The third successive "Super Tuesday" state nominating contests in the US presidential election threw up two significant outcomes: Hillary Clinton will almost certainly be the Democratic nominee and Donald Trump would be the Republican nominee if based on a majority of voters.
The front-runners advanced further down to the road to meeting each other in November’s head-to-head match-up by clocking big wins in states with large numbers of delegates who will formally pick the candidates.
Clinton won by a huge 31-point margin in Florida, picked up Illinois, North Carolina and Ohio, and was stuck in a dead heat with Vermont democratic socialist Bernie Sanders in Missouri.
She answered niggling questions about her candidacy, showing that she could win voters outside her core base of black voters in at least parts of the midwest and appeal to as many white voters as Sanders.
Exit polls in Ohio, a key swing state in the general election, showed her winning 71 per cent of black voters and 53 cent of white voters in the industrial north, challenging Sanders’s advantage among these voters.
Significant obstacle
While confirming Clinton as the nominee now seems something of a formality, the victory by Ohio's Republican governor John Kasich in his home state – his only victory out of 27 state contests to Trump's 18 – put a potentially significant obstacle in front of Trump.
Trump's huge win in Florida, beating local senator Marco Rubio by a crushing 19-point margin and ending Rubio's presidential dreams, helped him bank 99 delegates, the night's biggest haul. It pushed him past the halfway mark in the race for the 1,237 delegates needed for the nomination.
Kasich’s victory complicates Trump’s planned journey to November. He collected 66 delegates in his home state, another delegate-rich and winner- takes-all contest.
He will try to use this victory to propel him from a back-of- the-field position to challenge Trump and Texas senator Ted Cruz in later states so that he might figure in the pitchfork battle that the Republican National Convention is likely to be in Cleveland in July.
Trump again showed his appeal by winning over a large number of white, working-class voters with no college education – in Florida, Illinois and North Carolina. The race in Missouri was too close to call on the night with Trump and Cruz locked in a virtual tie on 41 per cent each.
At his Tuesday night victory party, Trump attempted to quell the party establishment’s opposition, pointing to the “millions” of voters his insurgent campaign has fired up.

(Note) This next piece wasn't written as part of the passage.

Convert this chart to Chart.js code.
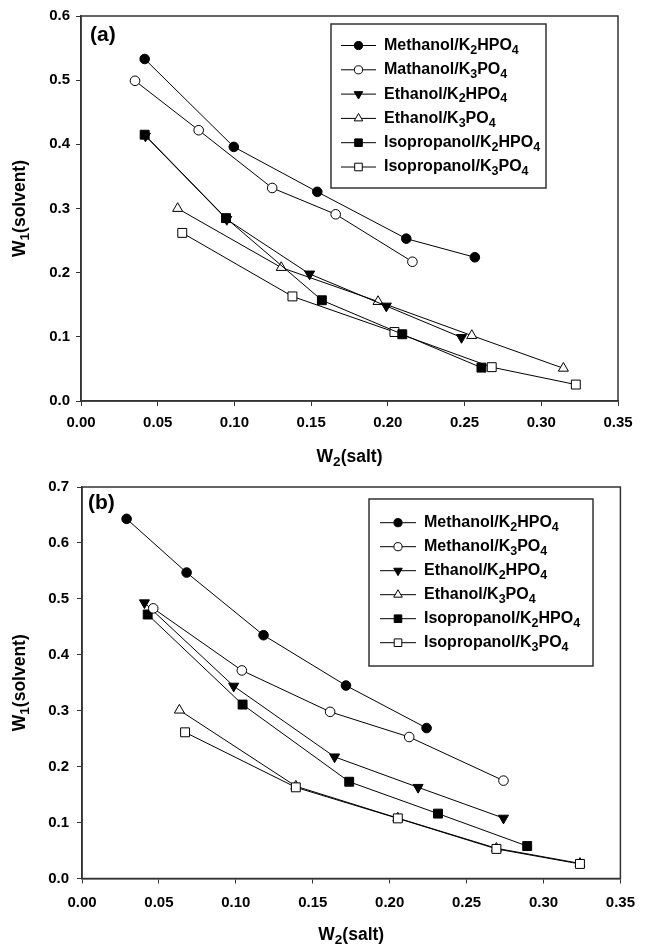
<!DOCTYPE html>
<html lang="en">
<head>
<meta charset="UTF-8">
<title>Binodal curves</title>
<script src="https://cdn.jsdelivr.net/npm/chart.js@4"></script>
<style>
  html, body { margin: 0; padding: 0; background: #fff; }
  body { width: 645px; height: 947px; position: relative; overflow: hidden; }
  canvas { position: absolute; left: 0; }
  #chartA { top: 0; }
  #chartB { top: 470px; }
</style>
</head>
<body>
<canvas id="chartA" width="645" height="470"></canvas>
<canvas id="chartB" width="645" height="477"></canvas>
<script>
  // tick labels
  const xTickLabels = ['0.00', '0.05', '0.10', '0.15', '0.20', '0.25', '0.30', '0.35'];
  const yTickLabelsA = ['0.0', '0.1', '0.2', '0.3', '0.4', '0.5', '0.6'];
  const yTickLabelsB = ['0.0', '0.1', '0.2', '0.3', '0.4', '0.5', '0.6', '0.7'];

  // legend labels
  const labelsA = ['Methanol/K₂HPO₄', 'Mathanol/K₃PO₄', 'Ethanol/K₂HPO₄', 'Ethanol/K₃PO₄', 'Isopropanol/K₂HPO₄', 'Isopropanol/K₃PO₄'];
  const labelsB = ['Methanol/K₂HPO₄', 'Methanol/K₃PO₄', 'Ethanol/K₂HPO₄', 'Ethanol/K₃PO₄', 'Isopropanol/K₂HPO₄', 'Isopropanol/K₃PO₄'];

  // (a) [W2, W1]
  const aMethanolK2 = [[0.0415, 0.533], [0.0996, 0.396], [0.154, 0.326], [0.212, 0.253], [0.2567, 0.224]];
  const aMethanolK3 = [[0.0352, 0.499], [0.0767, 0.422], [0.1246, 0.332], [0.166, 0.291], [0.216, 0.217]];
  const aEthanolK2 = [[0.042, 0.413], [0.095, 0.283], [0.149, 0.198], [0.199, 0.148], [0.248, 0.099]];
  const aEthanolK3 = [[0.063, 0.300], [0.1305, 0.208], [0.1936, 0.155], [0.2547, 0.102], [0.3144, 0.051]];
  const aIsoK2 = [[0.0415, 0.415], [0.0945, 0.285], [0.157, 0.157], [0.2094, 0.104], [0.261, 0.052]];
  const aIsoK3 = [[0.066, 0.262], [0.1378, 0.163], [0.2043, 0.1075], [0.2677, 0.0527], [0.3225, 0.0256]];

  // (b) [W2, W1]
  const bMethanolK2 = [[0.029, 0.643], [0.068, 0.547], [0.118, 0.435], [0.1716, 0.345], [0.224, 0.269]];
  const bMethanolK3 = [[0.0463, 0.483], [0.1039, 0.372], [0.1613, 0.298], [0.2127, 0.253], [0.274, 0.175]];
  const bEthanolK2 = [[0.0406, 0.493], [0.0986, 0.344], [0.1642, 0.2175], [0.2185, 0.163], [0.274, 0.108]];
  const bEthanolK3 = [[0.0633, 0.301], [0.139, 0.165], [0.2053, 0.108], [0.2694, 0.054], [0.3237, 0.027]];
  const bIsoK2 = [[0.0427, 0.472], [0.1044, 0.311], [0.1737, 0.173], [0.2314, 0.116], [0.2894, 0.058]];
  const bIsoK3 = [[0.067, 0.2614], [0.139, 0.163], [0.2053, 0.1075], [0.2694, 0.0529], [0.3237, 0.026]];

  const FONT = '"Liberation Sans", Arial, sans-serif';
  const SUB = '₀₁₂₃₄₅₆₇₈₉';

  // marker look per series (same order in both panels)
  const markers = [
    { style: 'circle', fill: '#000', r: 4.8, rot: 0 },
    { style: 'circle', fill: '#fff', r: 4.8, rot: 0 },
    { style: 'triangle', fill: '#000', r: 5.8, rot: 180 },
    { style: 'triangle', fill: '#fff', r: 5.8, rot: 0 },
    { style: 'rect', fill: '#000', r: 6.3, rot: 0 },
    { style: 'rect', fill: '#fff', r: 6.3, rot: 0 }
  ];
  const drawOrder = [0, 0, 1, 1, 0, 0];

  // text with subscript digits
  function drawRich(ctx, text, x, y, size, align) {
    const parts = [];
    for (const ch of text) {
      const i = SUB.indexOf(ch);
      parts.push(i >= 0 ? { t: String(i), sub: true } : { t: ch, sub: false });
    }
    let w = 0;
    parts.forEach(p => {
      ctx.font = 'bold ' + (p.sub ? size * 0.78 : size) + 'px ' + FONT;
      p.w = ctx.measureText(p.t).width;
      w += p.w;
    });
    let cx = align === 'center' ? x - w / 2 : x;
    ctx.textAlign = 'left';
    ctx.textBaseline = 'middle';
    parts.forEach(p => {
      ctx.font = 'bold ' + (p.sub ? size * 0.78 : size) + 'px ' + FONT;
      ctx.fillText(p.t, cx, p.sub ? y + size * 0.3 : y);
      cx += p.w;
    });
  }

  const decor = {
    id: 'decor',
    afterDraw(chart, args, o) {
      const { ctx, chartArea: a } = chart;
      ctx.save();
      ctx.strokeStyle = '#333';
      ctx.lineWidth = 1.5;
      ctx.strokeRect(a.left, a.top, a.right - a.left, a.bottom - a.top);

      ctx.fillStyle = '#000';
      drawRich(ctx, o.panel, o.panelX, o.panelY, 21, 'left');
      drawRich(ctx, 'W₂(salt)', (a.left + a.right) / 2, o.xTitleY, 17.5, 'center');
      ctx.save();
      ctx.translate(o.yTitleX, (a.top + a.bottom) / 2);
      ctx.rotate(-Math.PI / 2);
      drawRich(ctx, 'W₁(solvent)', 0, 0, 17.5, 'center');
      ctx.restore();

      // legend
      const L = o.legend;
      ctx.strokeStyle = '#333';
      ctx.lineWidth = 1.5;
      ctx.strokeRect(L.x, L.y, L.w, L.h);
      chart.data.datasets.forEach((ds, i) => {
        const y = L.row0 + i * L.gap;
        ctx.strokeStyle = '#000';
        ctx.lineWidth = 1;
        ctx.beginPath();
        ctx.moveTo(L.x0, y);
        ctx.lineTo(L.x1, y);
        ctx.stroke();
        ctx.fillStyle = ds.pointBackgroundColor;
        Chart.helpers.drawPoint(ctx, {
          pointStyle: ds.pointStyle, radius: ds.pointRadius * 0.85,
          rotation: ds.pointRotation, borderWidth: 1
        }, (L.x0 + L.x1) / 2, y);
        ctx.fillStyle = '#000';
        drawRich(ctx, ds.label, L.textX, y, 16, 'left');
      });
      ctx.restore();
    }
  };

  function makeDatasets(series, labels) {
    return series.map((pts, i) => ({
      label: labels[i],
      data: pts.map(p => ({ x: p[0], y: p[1] })),
      showLine: true,
      borderColor: '#000',
      borderWidth: 1,
      pointStyle: markers[i].style,
      pointRadius: markers[i].r,
      pointRotation: markers[i].rot,
      pointBackgroundColor: markers[i].fill,
      pointBorderColor: '#000',
      pointBorderWidth: 1,
      order: drawOrder[i]
    }));
  }

  function axis(labels, extra) {
    return Object.assign({
      type: 'linear',
      min: parseFloat(labels[0]),
      max: parseFloat(labels[labels.length - 1]),
      afterBuildTicks: s => { s.ticks = labels.map(t => ({ value: parseFloat(t) })); },
      grid: { display: true, drawOnChartArea: false, drawTicks: true, tickLength: 5, color: '#333', lineWidth: 1 },
      border: { display: true, color: '#333', width: 1.5 }
    }, extra);
  }

  function makeChart(id, series, labels, yLabels, g) {
    return new Chart(document.getElementById(id), {
      type: 'scatter',
      data: { datasets: makeDatasets(series, labels) },
      options: {
        responsive: false,
        animation: false,
        layout: { padding: g.padding },
        plugins: { legend: { display: false }, tooltip: { enabled: false }, decor: g.decor },
        scales: {
          x: axis(xTickLabels, {
            afterFit: s => { s.height = g.xHeight; },
            ticks: {
              callback: (v, i) => xTickLabels[i], autoSkip: false, maxRotation: 0,
              padding: g.xPad, color: '#000', font: { family: FONT, size: 15, weight: 'bold' }
            }
          }),
          y: axis(yLabels, {
            afterFit: s => { s.width = g.yWidth; },
            ticks: {
              callback: (v, i) => yLabels[i], autoSkip: false,
              padding: g.yPad, color: '#000', font: { family: FONT, size: 15, weight: 'bold' }
            }
          })
        }
      },
      plugins: [decor]
    });
  }

  makeChart('chartA',
    [aMethanolK2, aMethanolK3, aEthanolK2, aEthanolK3, aIsoK2, aIsoK3], labelsA, yTickLabelsA, {
      padding: { left: 0, top: 16, right: 27, bottom: 0 },
      xHeight: 69, yWidth: 81, xPad: 8, yPad: 6,
      decor: {
        panel: '(a)', panelX: 90, panelY: 35, xTitleY: 457, yTitleX: 20,
        legend: { x: 331, y: 24, w: 215, h: 164, row0: 45.5, gap: 24.3, x0: 341, x1: 376, textX: 384 }
      }
    });

  makeChart('chartB',
    [bMethanolK2, bMethanolK3, bEthanolK2, bEthanolK3, bIsoK2, bIsoK3], labelsB, yTickLabelsB, {
      padding: { left: 0, top: 17, right: 17, bottom: 0 },
      xHeight: 68.5, yWidth: 82, xPad: 10, yPad: 8,
      decor: {
        panel: '(b)', panelX: 88, panelY: 33, xTitleY: 465, yTitleX: 20,
        legend: { x: 369, y: 29, w: 224, h: 167, row0: 52.7, gap: 24, x0: 380, x1: 416, textX: 424 }
      }
    });
</script>
</body>
</html>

"We have something happening that actually makes the Republican Party the biggest political story anywhere in the world," he said.
Grassroots groundswell
Trump is right in that he has led a groundswell among the grassroots. In a sign that will worry Democrats for the general election, Republican turnout was up across the five states, from 21 per cent in Florida to 94 per cent in North Carolina, while Democratic turnout was down.
The Republican race could soon become about who is yet to run in the establishment’s bid to trump Trump.
Former Speaker of the US House of Representatives John Boehner endorsed his successor, Paul Ryan, the 2012 vice-presidential candidate, to become the nominee in Cleveland.
“Anybody can be nominated,” said Boehner, noting that if no candidate reaches 1,237 delegates, then it will be open season at the convention.
“If we don’t have a nominee who can win the first ballot, I’m for none of the above,” said the former Ohio congressman.
“They all had a chance to win. None of them won. So I’m for none of the above. I’m for Paul Ryan to be our nominee.”
Parachute candidate
Ryan has grown more circumspect in speaking about the possibility of being the anti-Trump parachute candidate.
“I haven’t given any thought to this stuff. People say, ‘What about the contested convention?’ I say, well there are a lot people running for president. We’ll see. Who knows,” he told CNBC TV on Tuesday night.
Imposing a new candidate over the heads of so many voters backing Trump poses a huge risk of fracturing the party.
Dumping Trump may prompt the billionaire to take his powerful electoral ball and run as an independent, which would undoubtedly give the Democrats a third straight presidential term.
"What essentially happened today is Hillary Clinton was elected president," tweeted Tony Fratto, a former White House spokesman to President George W Bush, on Tuesday night. "We have eight months of hyperventilating before it's official."
Saving the party from a divisive billionaire may be a bigger prize for the establishment.
“I think you’d have riots,” said Trump when asked about the party picking another candidate if he fails to win the required delegates.
“I’m representing a tremendous, many, many millions of people.”